Identify the lines that contain the string "this" and copy all of them.
══ LISTED RECORDS ══
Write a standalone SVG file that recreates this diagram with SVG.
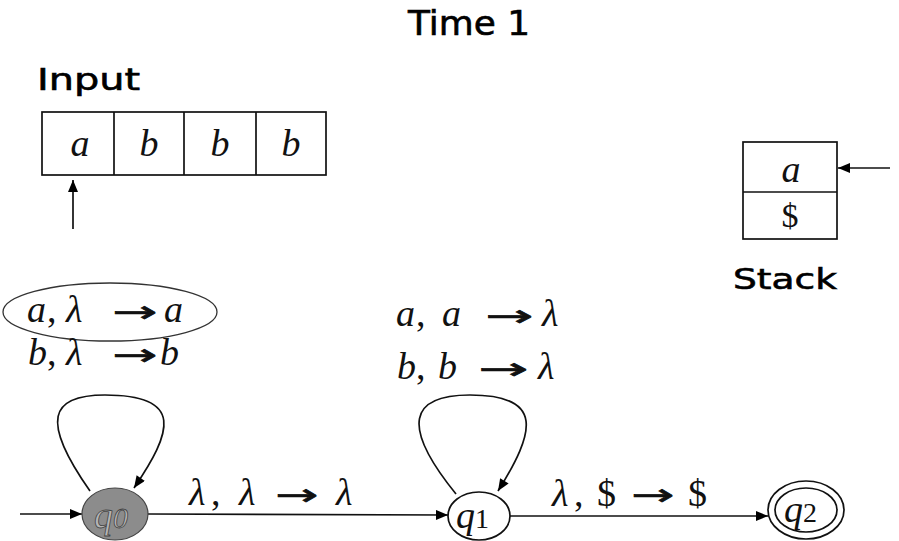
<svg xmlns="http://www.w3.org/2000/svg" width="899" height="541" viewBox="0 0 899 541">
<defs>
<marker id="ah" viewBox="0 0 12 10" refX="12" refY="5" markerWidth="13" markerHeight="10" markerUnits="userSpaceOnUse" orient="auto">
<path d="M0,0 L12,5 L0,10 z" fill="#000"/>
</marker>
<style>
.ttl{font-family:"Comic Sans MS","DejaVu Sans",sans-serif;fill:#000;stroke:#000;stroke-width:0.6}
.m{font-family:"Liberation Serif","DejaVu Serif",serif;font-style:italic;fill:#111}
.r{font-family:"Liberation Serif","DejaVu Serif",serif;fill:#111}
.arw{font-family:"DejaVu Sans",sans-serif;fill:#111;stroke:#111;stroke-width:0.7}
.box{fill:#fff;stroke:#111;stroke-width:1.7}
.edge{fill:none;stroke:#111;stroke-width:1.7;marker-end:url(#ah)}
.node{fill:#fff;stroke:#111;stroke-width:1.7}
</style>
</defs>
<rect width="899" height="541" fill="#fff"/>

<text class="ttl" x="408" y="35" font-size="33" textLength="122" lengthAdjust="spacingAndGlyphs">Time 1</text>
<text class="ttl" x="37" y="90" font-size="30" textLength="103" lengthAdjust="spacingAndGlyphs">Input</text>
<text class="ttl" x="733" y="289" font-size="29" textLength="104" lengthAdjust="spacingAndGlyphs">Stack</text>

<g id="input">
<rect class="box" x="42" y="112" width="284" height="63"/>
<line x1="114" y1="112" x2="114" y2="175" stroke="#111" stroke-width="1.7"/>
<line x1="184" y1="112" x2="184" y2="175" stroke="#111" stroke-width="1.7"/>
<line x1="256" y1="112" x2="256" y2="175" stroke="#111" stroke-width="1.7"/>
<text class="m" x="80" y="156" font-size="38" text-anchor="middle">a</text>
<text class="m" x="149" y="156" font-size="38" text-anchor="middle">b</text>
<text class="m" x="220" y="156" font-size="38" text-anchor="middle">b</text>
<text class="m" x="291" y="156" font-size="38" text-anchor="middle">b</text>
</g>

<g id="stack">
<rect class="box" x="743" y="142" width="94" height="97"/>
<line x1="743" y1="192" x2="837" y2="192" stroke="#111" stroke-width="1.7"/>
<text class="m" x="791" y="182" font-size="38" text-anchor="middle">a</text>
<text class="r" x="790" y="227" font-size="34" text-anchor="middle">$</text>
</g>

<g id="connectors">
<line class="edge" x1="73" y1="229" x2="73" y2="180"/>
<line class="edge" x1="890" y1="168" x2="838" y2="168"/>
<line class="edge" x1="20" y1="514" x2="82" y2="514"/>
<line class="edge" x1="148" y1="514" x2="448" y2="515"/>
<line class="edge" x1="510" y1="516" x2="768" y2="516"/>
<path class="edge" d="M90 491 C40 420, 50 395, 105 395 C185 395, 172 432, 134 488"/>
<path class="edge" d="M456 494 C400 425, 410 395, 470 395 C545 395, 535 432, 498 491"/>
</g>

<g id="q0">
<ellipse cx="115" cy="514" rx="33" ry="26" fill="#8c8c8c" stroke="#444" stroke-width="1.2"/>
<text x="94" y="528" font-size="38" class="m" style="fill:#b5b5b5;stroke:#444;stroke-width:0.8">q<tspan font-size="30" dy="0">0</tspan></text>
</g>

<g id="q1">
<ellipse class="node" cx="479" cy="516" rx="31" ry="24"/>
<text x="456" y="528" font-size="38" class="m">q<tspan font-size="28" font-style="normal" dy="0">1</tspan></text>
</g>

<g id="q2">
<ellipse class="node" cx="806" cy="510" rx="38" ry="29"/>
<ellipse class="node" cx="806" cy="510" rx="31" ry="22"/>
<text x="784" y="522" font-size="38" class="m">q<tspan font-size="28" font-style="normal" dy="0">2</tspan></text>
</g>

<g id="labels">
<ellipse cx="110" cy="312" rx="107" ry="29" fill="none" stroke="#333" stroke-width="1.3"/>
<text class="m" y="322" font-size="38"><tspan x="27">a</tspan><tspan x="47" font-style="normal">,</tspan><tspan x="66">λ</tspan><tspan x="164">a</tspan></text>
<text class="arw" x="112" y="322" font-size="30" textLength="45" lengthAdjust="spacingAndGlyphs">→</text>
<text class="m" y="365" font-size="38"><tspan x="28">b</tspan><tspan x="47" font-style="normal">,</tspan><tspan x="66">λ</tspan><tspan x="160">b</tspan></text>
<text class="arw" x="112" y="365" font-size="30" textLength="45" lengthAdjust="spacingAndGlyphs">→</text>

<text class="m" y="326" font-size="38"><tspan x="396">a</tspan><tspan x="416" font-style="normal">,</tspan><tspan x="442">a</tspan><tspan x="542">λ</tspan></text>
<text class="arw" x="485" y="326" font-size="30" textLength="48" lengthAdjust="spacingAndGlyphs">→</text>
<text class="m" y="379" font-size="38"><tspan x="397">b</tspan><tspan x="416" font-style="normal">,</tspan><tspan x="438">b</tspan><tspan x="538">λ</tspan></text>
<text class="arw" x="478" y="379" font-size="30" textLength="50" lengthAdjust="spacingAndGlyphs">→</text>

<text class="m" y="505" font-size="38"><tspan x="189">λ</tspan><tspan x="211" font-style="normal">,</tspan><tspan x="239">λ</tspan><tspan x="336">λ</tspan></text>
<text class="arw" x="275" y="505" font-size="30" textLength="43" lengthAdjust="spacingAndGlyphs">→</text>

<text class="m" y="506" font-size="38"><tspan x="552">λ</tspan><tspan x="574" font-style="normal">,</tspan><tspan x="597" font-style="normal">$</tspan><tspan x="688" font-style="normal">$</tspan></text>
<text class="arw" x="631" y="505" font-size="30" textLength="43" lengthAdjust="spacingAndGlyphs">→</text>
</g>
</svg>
═══
══ LISTED RECORDS ══
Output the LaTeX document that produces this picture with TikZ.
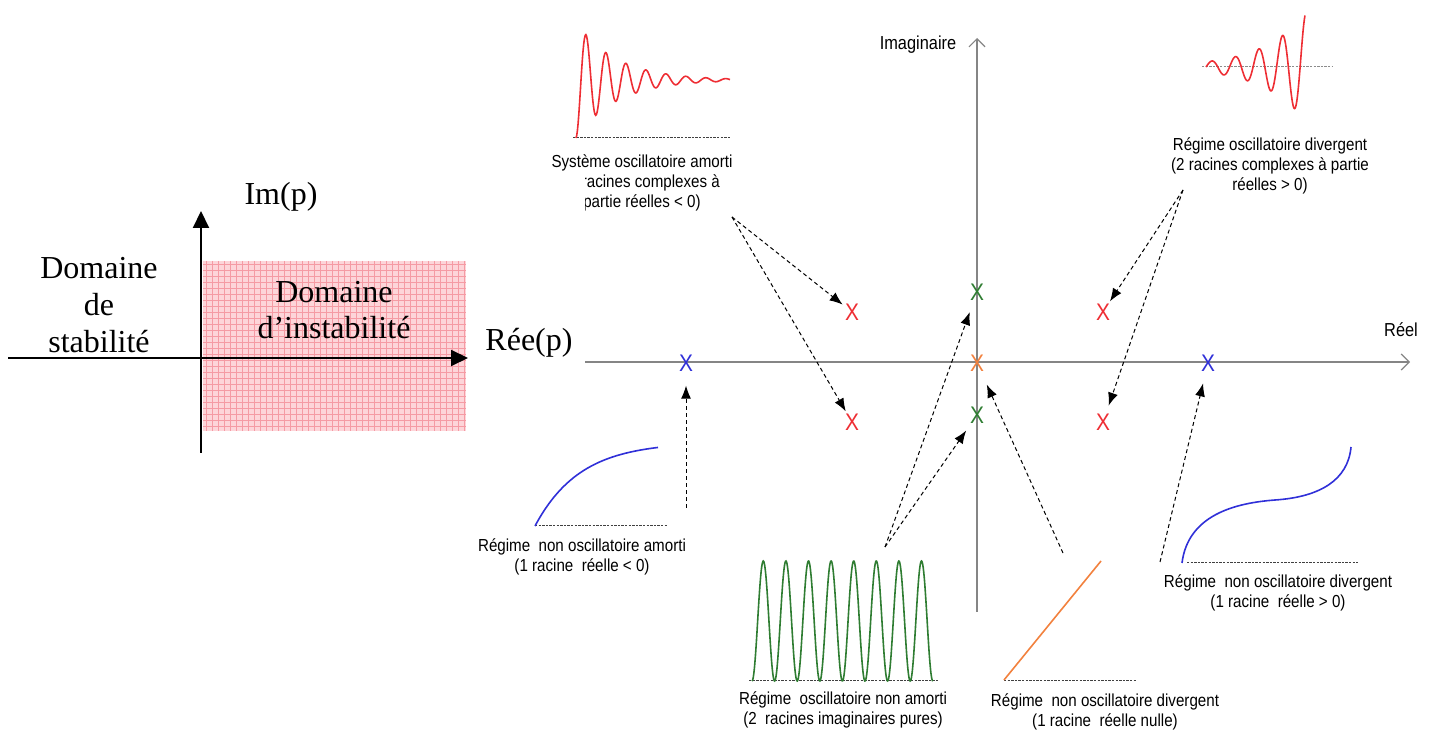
═══
[REPLY]
Write a standalone SVG file that recreates this diagram with SVG.
Output the LaTeX document that produces this picture with TikZ.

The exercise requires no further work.